Data block start

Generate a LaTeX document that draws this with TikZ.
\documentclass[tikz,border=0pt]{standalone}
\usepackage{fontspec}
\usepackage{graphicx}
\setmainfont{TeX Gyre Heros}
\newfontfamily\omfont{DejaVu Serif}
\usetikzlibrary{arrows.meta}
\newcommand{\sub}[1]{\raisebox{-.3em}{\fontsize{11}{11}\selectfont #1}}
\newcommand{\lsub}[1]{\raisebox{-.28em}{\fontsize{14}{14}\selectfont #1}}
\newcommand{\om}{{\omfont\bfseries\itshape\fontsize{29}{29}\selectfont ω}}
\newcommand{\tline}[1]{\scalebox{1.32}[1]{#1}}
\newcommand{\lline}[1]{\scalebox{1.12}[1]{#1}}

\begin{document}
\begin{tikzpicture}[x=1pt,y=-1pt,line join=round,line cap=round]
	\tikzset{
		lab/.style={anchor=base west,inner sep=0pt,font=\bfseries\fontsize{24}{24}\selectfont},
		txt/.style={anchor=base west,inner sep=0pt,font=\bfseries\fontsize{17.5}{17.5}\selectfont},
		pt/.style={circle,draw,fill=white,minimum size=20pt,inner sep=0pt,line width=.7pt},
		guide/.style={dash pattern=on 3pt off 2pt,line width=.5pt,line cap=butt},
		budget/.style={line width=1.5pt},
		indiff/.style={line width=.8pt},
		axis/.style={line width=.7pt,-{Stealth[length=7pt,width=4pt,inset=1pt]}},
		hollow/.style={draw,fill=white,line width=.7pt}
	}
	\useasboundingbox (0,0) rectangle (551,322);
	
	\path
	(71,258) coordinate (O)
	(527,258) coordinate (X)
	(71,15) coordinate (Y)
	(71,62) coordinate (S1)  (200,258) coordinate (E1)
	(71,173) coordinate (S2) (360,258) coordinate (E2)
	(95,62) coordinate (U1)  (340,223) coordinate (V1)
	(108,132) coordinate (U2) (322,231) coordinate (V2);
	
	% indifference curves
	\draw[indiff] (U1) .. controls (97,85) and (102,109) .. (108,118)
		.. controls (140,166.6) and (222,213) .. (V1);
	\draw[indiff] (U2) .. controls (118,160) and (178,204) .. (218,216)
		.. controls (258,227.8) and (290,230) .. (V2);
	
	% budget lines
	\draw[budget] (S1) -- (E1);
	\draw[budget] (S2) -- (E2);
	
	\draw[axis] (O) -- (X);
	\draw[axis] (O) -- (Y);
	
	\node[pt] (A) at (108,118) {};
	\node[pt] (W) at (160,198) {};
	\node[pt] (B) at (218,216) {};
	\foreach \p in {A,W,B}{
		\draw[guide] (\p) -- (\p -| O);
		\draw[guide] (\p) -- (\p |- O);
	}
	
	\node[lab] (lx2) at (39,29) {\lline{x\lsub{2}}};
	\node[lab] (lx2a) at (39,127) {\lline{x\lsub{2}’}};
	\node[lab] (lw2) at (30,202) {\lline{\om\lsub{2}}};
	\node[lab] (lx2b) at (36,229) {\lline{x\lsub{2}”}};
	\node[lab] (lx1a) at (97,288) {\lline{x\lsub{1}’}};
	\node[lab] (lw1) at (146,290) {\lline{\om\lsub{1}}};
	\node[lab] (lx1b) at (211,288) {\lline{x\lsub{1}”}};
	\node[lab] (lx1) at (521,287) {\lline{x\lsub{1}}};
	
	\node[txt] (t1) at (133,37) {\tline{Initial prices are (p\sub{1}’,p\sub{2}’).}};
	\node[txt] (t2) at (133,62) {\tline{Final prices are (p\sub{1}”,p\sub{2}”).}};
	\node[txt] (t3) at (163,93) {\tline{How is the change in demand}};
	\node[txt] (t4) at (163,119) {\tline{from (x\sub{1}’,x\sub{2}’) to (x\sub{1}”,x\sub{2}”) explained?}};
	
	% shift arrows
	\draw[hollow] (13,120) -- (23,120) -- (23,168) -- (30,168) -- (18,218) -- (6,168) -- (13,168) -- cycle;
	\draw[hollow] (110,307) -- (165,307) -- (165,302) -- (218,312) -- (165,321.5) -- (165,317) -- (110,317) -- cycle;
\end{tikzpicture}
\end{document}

Data block end

The listing above should be transcribed in full, exactly as written.

■ Answer to this task
Generate a LaTeX document that draws this with TikZ.
\documentclass[tikz,border=0pt]{standalone}
\usepackage{fontspec}
\usepackage{graphicx}
\setmainfont{TeX Gyre Heros}
\newfontfamily\omfont{DejaVu Serif}
\usetikzlibrary{arrows.meta}
\newcommand{\sub}[1]{\raisebox{-.3em}{\fontsize{11}{11}\selectfont #1}}
\newcommand{\lsub}[1]{\raisebox{-.28em}{\fontsize{14}{14}\selectfont #1}}
\newcommand{\om}{{\omfont\bfseries\itshape\fontsize{29}{29}\selectfont ω}}
\newcommand{\tline}[1]{\scalebox{1.32}[1]{#1}}
\newcommand{\lline}[1]{\scalebox{1.12}[1]{#1}}

\begin{document}
\begin{tikzpicture}[x=1pt,y=-1pt,line join=round,line cap=round]
	\tikzset{
		lab/.style={anchor=base west,inner sep=0pt,font=\bfseries\fontsize{24}{24}\selectfont},
		txt/.style={anchor=base west,inner sep=0pt,font=\bfseries\fontsize{17.5}{17.5}\selectfont},
		pt/.style={circle,draw,fill=white,minimum size=20pt,inner sep=0pt,line width=.7pt},
		guide/.style={dash pattern=on 3pt off 2pt,line width=.5pt,line cap=butt},
		budget/.style={line width=1.5pt},
		indiff/.style={line width=.8pt},
		axis/.style={line width=.7pt,-{Stealth[length=7pt,width=4pt,inset=1pt]}},
		hollow/.style={draw,fill=white,line width=.7pt}
	}
	\useasboundingbox (0,0) rectangle (551,322);
	
	\path
	(71,258) coordinate (O)
	(527,258) coordinate (X)
	(71,15) coordinate (Y)
	(71,62) coordinate (S1)  (200,258) coordinate (E1)
	(71,173) coordinate (S2) (360,258) coordinate (E2)
	(95,62) coordinate (U1)  (340,223) coordinate (V1)
	(108,132) coordinate (U2) (322,231) coordinate (V2);
	
	% indifference curves
	\draw[indiff] (U1) .. controls (97,85) and (102,109) .. (108,118)
		.. controls (140,166.6) and (222,213) .. (V1);
	\draw[indiff] (U2) .. controls (118,160) and (178,204) .. (218,216)
		.. controls (258,227.8) and (290,230) .. (V2);
	
	% budget lines
	\draw[budget] (S1) -- (E1);
	\draw[budget] (S2) -- (E2);
	
	\draw[axis] (O) -- (X);
	\draw[axis] (O) -- (Y);
	
	\node[pt] (A) at (108,118) {};
	\node[pt] (W) at (160,198) {};
	\node[pt] (B) at (218,216) {};
	\foreach \p in {A,W,B}{
		\draw[guide] (\p) -- (\p -| O);
		\draw[guide] (\p) -- (\p |- O);
	}
	
	\node[lab] (lx2) at (39,29) {\lline{x\lsub{2}}};
	\node[lab] (lx2a) at (39,127) {\lline{x\lsub{2}’}};
	\node[lab] (lw2) at (30,202) {\lline{\om\lsub{2}}};
	\node[lab] (lx2b) at (36,229) {\lline{x\lsub{2}”}};
	\node[lab] (lx1a) at (97,288) {\lline{x\lsub{1}’}};
	\node[lab] (lw1) at (146,290) {\lline{\om\lsub{1}}};
	\node[lab] (lx1b) at (211,288) {\lline{x\lsub{1}”}};
	\node[lab] (lx1) at (521,287) {\lline{x\lsub{1}}};
	
	\node[txt] (t1) at (133,37) {\tline{Initial prices are (p\sub{1}’,p\sub{2}’).}};
	\node[txt] (t2) at (133,62) {\tline{Final prices are (p\sub{1}”,p\sub{2}”).}};
	\node[txt] (t3) at (163,93) {\tline{How is the change in demand}};
	\node[txt] (t4) at (163,119) {\tline{from (x\sub{1}’,x\sub{2}’) to (x\sub{1}”,x\sub{2}”) explained?}};
	
	% shift arrows
	\draw[hollow] (13,120) -- (23,120) -- (23,168) -- (30,168) -- (18,218) -- (6,168) -- (13,168) -- cycle;
	\draw[hollow] (110,307) -- (165,307) -- (165,302) -- (218,312) -- (165,321.5) -- (165,317) -- (110,317) -- cycle;
\end{tikzpicture}
\end{document}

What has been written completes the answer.